* **Goal**
Write out the opening lines of the data word for word, up to and including the line with "from matplotlib.lines import Line2D", and leave every picture and every later line out.

* **Supplied material**
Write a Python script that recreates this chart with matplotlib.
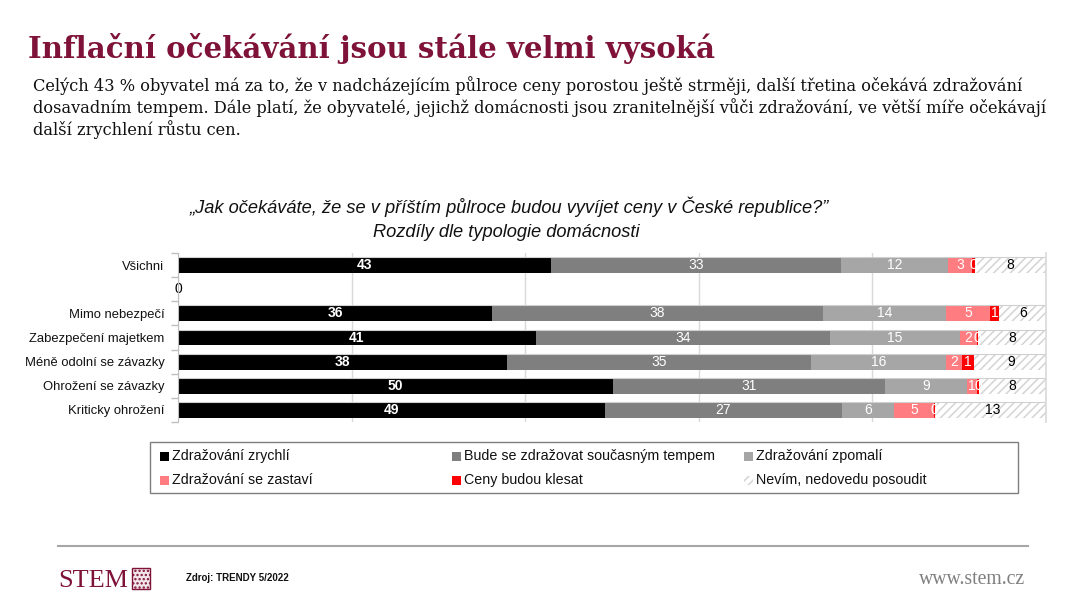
import matplotlib
matplotlib.use('Agg')
import matplotlib.pyplot as plt
from matplotlib import font_manager as fm
from matplotlib.patches import Rectangle
from matplotlib.lines import Line2D

# ---------------- data ----------------
categories = ["Všichni", "", "Mimo nebezpečí", "Zabezpečení majetkem",
              "Méně odolní se závazky", "Ohrožení se závazky", "Kriticky ohrožení"]
series_names = ["Zdražování zrychlí", "Bude se zdražovat současným tempem",
                "Zdražování zpomalí", "Zdražování se zastaví",
                "Ceny budou klesat", "Nevím, nedovedu posoudit"]
zrychli  = [43.0, 0, 36.2, 41.2, 37.9, 50.1, 49.2]
soucasne = [33.4, 0, 38.1, 33.9, 35.0, 31.4, 27.3]
zpomali  = [12.3, 0, 14.2, 15.0, 15.6, 9.4, 6.0]
zastavi  = [2.8, 0, 5.0, 1.9, 1.8, 1.2, 4.6]
klesat   = [0.3, 0, 1.1, 0.2, 1.4, 0.2, 0.1]
nevim    = [8.2, 0, 5.6, 7.8, 8.6, 7.7, 13.3]
series = [zrychli, soucasne, zpomali, zastavi, klesat, nevim]

title = "Inflační očekávání jsou stále velmi vysoká"
subtitle = ["Celých 43 % obyvatel má za to, že v nadcházejícím půlroce ceny porostou ještě strměji, další třetina očekává zdražování",
            "dosavadním tempem. Dále platí, že obyvatelé, jejichž domácnosti jsou zranitelnější vůči zdražování, ve větší míře očekávají",
            "další zrychlení růstu cen."]
chart_title = ["\u201eJak očekáváte, že se v příštím půlroce budou vyvíjet ceny v České republice?\u201d",
               "Rozdíly dle typologie domácnosti"]
source = "Zdroj: TRENDY 5/2022"

# ---------------- style ----------------
colors = ['#000000', '#7f7f7f', '#a6a6a6', '#ff7c80', '#ff0000', '#ffffff']
label_colors = ['white', 'white', 'white', 'white', 'white', 'black']
maroon = '#7f1238'

def has_font(name):
    try:
        fm.findfont(fm.FontProperties(family=name), fallback_to_default=False)
        return True
    except Exception:
        return False

narrow = 'Liberation Sans Narrow' if has_font('Liberation Sans Narrow') else 'Liberation Sans'
SANS = [narrow, 'DejaVu Sans']
plt.rcParams['font.family'] = SANS
plt.rcParams['hatch.linewidth'] = 1.1

W, H = 1074, 603
fig = plt.figure(figsize=(W / 100, H / 100), dpi=100)
renderer = fig.canvas.get_renderer()

def px(x, y):
    return x / W, 1 - y / H

def fit(t, width_px):
    bb = t.get_window_extent(renderer)
    t.set_fontsize(t.get_fontsize() * width_px / bb.width)
    return t.get_fontsize()

# ---------------- axes ----------------
x0, x100 = 178, 1046
ytop, ybot = 253, 422
ax = fig.add_axes([x0 / W, 1 - ybot / H, (x100 - x0) / W, (ybot - ytop) / H])
ypos = list(range(len(categories)))
left = [0.0] * len(categories)
bar_h = 0.66
for i, vals in enumerate(series):
    if i == 5:
        ax.barh(ypos, vals, left=left, height=bar_h, color=colors[i],
                edgecolor='#d4d4d4', linewidth=0, hatch='////', zorder=2)
    else:
        ax.barh(ypos, vals, left=left, height=bar_h, color=colors[i],
                linewidth=0, zorder=2)
    for j, v in enumerate(vals):
        ax.text(left[j] + v / 2, ypos[j], f"{v:.0f}", ha='center', va='center',
                color=label_colors[i], fontsize=10, zorder=5,
                fontweight='bold' if i == 0 else 'normal')
    left = [l + v for l, v in zip(left, vals)]

# thin line at bar tops
for j in ypos:
    if j != 1:
        ax.plot([0, 100], [j - bar_h / 2, j - bar_h / 2], color='#d0d0d0', lw=0.8, zorder=3)

ax.set_xlim(0, 100)
ax.set_ylim(len(categories) - 0.5, -0.5)
ax.set_xticks([0, 20, 40, 60, 80, 100])
ax.xaxis.grid(True, color='#d9d9d9', lw=1, zorder=0)
ax.axvline(100, color='#d9d9d9', lw=1.2, zorder=4, clip_on=False)
ax.set_axisbelow(True)
ax.tick_params(axis='x', length=0, labelbottom=False)
ax.set_yticks(ypos)
ax.set_yticklabels(categories, fontsize=10, color='#111111')
ax.set_yticks([p + 0.5 for p in [-1] + ypos], minor=True)
ax.tick_params(axis='y', which='major', length=0, pad=9.7)
ax.tick_params(axis='y', which='minor', length=5, color='#bfbfbf', width=1)
for s in ['top', 'right', 'bottom']:
    ax.spines[s].set_visible(False)
ax.spines['left'].set_color('#bfbfbf')
ax.spines['left'].set_zorder(6)

# fit category label size close to reference width
ref_lbl = [t for t in ax.get_yticklabels() if t.get_text() == "Méně odolní se závazky"][0]
cat_fs = 10 * 140 / ref_lbl.get_window_extent(renderer).width
for t in ax.get_yticklabels():
    t.set_fontsize(cat_fs)

# ---------------- titles ----------------
t = fig.text(*px(28, 58), title, fontsize=22, fontweight='bold',
             family=['DejaVu Serif'], color=maroon, va='baseline', ha='left')
fit(t, 684)

ts = []
for k, line in enumerate(subtitle):
    tt = fig.text(*px(33, 91 + 22 * k), line, fontsize=12, family=['DejaVu Serif'],
                  color='#111111', va='baseline', ha='left')
    ts.append(tt)
fs = fit(ts[0], 984)
for tt in ts[1:]:
    tt.set_fontsize(fs)

c1 = fig.text(*px(509, 213), chart_title[0], fontsize=14, style='italic',
              ha='center', va='baseline', color='#111111')
fs = fit(c1, 642)
fig.text(*px(506, 237), chart_title[1], fontsize=fs, style='italic',
         ha='center', va='baseline', color='#111111')

# ---------------- legend ----------------
fig.add_artist(Rectangle(px(150, 493), (1018 - 150) / W, (493 - 442) / H,
                         transform=fig.transFigure, facecolor='none',
                         edgecolor='#7f7f7f', lw=1))
col_x = [160, 452, 744]
row_y = [456, 480]
leg_texts = []
for k, name in enumerate(series_names):
    cx = col_x[k % 3]
    cy = row_y[k // 3]
    sq = 9
    if k == 5:
        r = Rectangle(px(cx, cy + sq / 2), sq / W, sq / H, transform=fig.transFigure,
                      facecolor='white', edgecolor='#d4d4d4', lw=0, hatch='////')
    else:
        r = Rectangle(px(cx, cy + sq / 2), sq / W, sq / H, transform=fig.transFigure,
                      facecolor=colors[k], lw=0)
    fig.add_artist(r)
    lt = fig.text(*px(cx + 12, cy), name, fontsize=10.5,
                  ha='left', va='center', color='#111111')
    leg_texts.append(lt)
leg_fs = fit(leg_texts[1], 252)
for lt in leg_texts:
    lt.set_fontsize(leg_fs)

# ---------------- footer ----------------
fig.add_artist(Line2D([58 / W, 1028 / W], [1 - 546 / H] * 2, transform=fig.transFigure,
                      color='#a6a6a6', lw=1.5))
st = fig.text(*px(58, 587), "STEM", family=['Liberation Serif'], fontsize=19,
              color=maroon, ha='left', va='baseline')
fit(st, 70)
fig.add_artist(Rectangle(px(132, 589), 18 / W, 21 / H, transform=fig.transFigure,
                         facecolor='#f3e6ea', edgecolor=maroon, lw=1, hatch='....'))
fig.text(*px(186, 578), source, fontsize=7, fontweight='bold', ha='left',
         va='center', color='#111111')
wt = fig.text(*px(1025, 584), "www.stem.cz", family=['Liberation Serif'], fontsize=13,
              color='#7f7f7f', ha='right', va='baseline')
fit(wt, 106)

fig.savefig('out.png', dpi=100)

* **Response**
Write a Python script that recreates this chart with matplotlib.
import matplotlib
matplotlib.use('Agg')
import matplotlib.pyplot as plt
from matplotlib import font_manager as fm
from matplotlib.patches import Rectangle
from matplotlib.lines import Line2D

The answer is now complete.